What to do:
Only the number is wanted: how many lines in the data contain "that"?

* Start Data supplied *

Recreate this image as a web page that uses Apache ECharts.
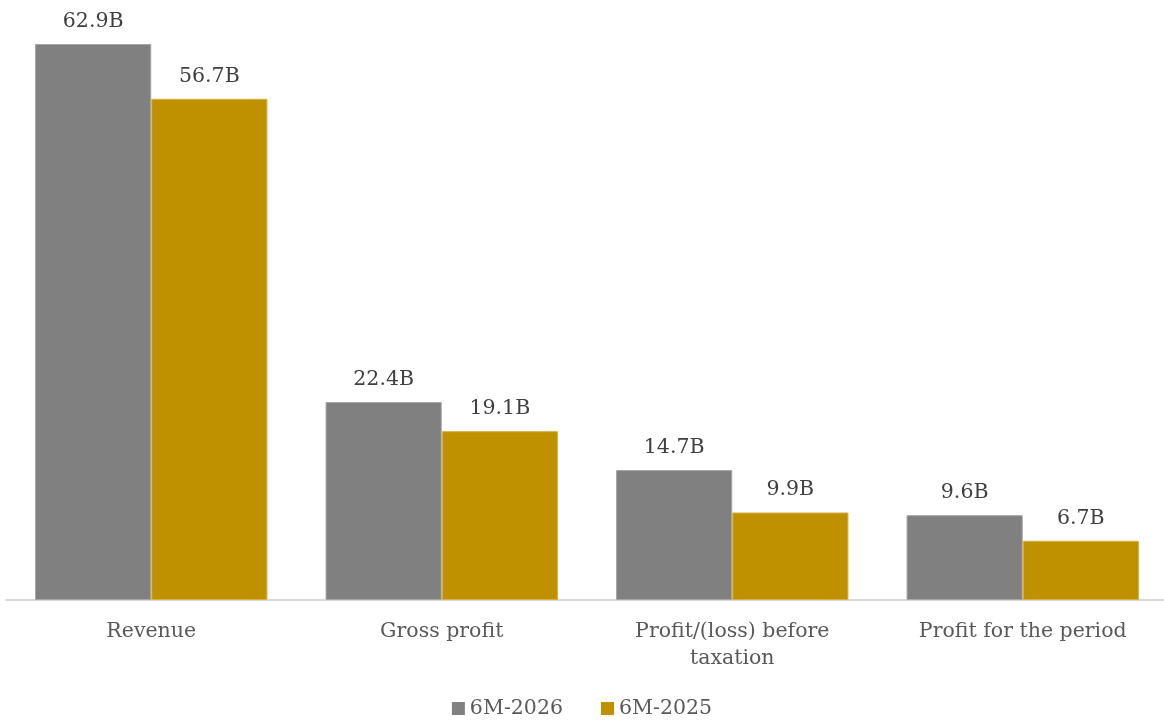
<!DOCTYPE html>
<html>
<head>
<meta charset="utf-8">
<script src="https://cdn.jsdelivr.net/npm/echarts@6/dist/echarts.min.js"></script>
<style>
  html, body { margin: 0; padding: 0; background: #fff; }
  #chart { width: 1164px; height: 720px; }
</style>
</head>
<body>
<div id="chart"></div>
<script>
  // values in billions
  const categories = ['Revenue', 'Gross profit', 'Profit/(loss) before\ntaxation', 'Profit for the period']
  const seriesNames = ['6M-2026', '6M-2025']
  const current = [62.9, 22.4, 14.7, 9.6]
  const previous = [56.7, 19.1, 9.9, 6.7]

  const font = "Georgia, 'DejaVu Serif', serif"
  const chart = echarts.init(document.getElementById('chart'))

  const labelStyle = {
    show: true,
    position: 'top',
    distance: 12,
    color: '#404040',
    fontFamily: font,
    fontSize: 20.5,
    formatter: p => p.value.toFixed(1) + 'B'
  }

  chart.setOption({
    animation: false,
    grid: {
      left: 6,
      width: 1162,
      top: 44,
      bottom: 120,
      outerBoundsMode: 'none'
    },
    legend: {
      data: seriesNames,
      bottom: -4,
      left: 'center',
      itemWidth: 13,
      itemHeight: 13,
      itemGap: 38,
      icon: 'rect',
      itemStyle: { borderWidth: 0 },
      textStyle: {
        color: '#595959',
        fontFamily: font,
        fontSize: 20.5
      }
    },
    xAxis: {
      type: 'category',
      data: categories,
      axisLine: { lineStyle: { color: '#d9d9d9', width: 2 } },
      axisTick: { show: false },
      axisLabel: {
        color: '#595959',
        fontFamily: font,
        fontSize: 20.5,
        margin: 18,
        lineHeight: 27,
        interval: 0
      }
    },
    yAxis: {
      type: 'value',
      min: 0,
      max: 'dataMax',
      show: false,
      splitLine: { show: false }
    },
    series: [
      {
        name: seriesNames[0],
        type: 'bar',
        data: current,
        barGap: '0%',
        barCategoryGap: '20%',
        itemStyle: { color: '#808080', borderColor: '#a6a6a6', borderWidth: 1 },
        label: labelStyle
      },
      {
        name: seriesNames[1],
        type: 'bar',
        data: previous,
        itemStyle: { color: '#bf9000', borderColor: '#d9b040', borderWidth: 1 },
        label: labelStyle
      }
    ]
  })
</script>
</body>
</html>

* End Data supplied *
* Start Data supplied *

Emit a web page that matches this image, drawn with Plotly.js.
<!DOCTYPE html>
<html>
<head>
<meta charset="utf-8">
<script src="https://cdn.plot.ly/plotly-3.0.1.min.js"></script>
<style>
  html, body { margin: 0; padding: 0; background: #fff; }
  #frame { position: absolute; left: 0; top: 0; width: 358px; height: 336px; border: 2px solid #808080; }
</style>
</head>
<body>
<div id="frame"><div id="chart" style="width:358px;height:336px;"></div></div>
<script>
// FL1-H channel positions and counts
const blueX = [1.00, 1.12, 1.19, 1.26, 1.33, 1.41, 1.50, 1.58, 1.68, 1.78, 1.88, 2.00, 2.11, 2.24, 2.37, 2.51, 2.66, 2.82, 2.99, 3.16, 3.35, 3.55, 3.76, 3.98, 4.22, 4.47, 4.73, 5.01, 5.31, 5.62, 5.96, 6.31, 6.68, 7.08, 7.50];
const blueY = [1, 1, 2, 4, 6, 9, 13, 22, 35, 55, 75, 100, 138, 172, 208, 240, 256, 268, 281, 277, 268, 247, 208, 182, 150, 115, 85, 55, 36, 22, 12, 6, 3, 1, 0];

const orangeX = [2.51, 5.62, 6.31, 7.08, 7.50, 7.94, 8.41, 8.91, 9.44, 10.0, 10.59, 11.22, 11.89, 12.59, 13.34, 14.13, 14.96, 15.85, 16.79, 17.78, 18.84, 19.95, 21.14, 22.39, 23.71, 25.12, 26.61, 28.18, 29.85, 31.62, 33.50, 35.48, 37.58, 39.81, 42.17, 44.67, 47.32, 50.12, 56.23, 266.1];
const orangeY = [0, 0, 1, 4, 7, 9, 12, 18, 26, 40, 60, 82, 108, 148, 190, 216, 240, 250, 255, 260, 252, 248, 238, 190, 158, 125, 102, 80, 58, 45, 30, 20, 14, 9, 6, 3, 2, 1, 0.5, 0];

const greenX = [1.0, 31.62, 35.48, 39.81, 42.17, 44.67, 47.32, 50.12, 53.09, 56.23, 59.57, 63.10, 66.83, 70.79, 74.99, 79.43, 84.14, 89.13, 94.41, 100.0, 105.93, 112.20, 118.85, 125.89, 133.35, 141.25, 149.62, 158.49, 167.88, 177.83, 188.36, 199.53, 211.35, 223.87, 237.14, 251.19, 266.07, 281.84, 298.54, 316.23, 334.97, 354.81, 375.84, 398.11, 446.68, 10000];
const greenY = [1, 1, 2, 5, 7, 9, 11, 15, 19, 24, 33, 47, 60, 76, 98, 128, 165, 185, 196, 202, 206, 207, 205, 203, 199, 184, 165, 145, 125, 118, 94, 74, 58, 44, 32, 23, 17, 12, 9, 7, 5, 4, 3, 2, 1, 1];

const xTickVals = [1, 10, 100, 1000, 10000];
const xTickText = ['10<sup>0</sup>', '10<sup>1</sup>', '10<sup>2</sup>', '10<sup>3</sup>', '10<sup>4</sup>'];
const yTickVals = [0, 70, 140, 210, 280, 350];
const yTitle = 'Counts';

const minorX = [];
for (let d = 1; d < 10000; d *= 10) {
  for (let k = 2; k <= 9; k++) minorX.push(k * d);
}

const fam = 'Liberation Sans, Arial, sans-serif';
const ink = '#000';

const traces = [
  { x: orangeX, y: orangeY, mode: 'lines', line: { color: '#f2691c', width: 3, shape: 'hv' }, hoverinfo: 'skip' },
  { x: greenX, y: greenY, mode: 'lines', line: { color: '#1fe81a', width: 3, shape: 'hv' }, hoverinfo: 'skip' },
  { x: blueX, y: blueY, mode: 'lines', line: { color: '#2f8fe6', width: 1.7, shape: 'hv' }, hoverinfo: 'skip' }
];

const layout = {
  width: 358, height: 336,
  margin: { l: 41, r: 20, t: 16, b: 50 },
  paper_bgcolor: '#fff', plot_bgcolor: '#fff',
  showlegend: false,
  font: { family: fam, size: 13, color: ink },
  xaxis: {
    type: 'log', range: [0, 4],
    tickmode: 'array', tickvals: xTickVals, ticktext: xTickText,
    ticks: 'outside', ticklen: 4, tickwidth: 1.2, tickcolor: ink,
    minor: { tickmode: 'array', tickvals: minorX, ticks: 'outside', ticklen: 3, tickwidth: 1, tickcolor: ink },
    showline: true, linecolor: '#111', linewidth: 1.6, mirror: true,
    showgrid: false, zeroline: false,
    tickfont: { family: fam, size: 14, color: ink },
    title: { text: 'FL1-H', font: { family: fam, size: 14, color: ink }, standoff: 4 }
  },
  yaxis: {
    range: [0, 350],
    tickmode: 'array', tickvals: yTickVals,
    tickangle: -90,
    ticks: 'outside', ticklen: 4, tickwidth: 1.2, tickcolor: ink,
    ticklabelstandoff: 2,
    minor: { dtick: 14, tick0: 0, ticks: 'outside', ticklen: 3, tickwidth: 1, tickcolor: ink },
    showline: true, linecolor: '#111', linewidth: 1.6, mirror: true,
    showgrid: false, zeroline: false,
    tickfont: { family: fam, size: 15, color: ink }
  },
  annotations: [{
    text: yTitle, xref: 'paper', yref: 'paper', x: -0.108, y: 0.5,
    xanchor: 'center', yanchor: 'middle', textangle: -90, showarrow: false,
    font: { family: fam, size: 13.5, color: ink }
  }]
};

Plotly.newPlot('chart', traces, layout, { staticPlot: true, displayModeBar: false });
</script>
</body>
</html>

* End Data supplied *

Result for this task:
2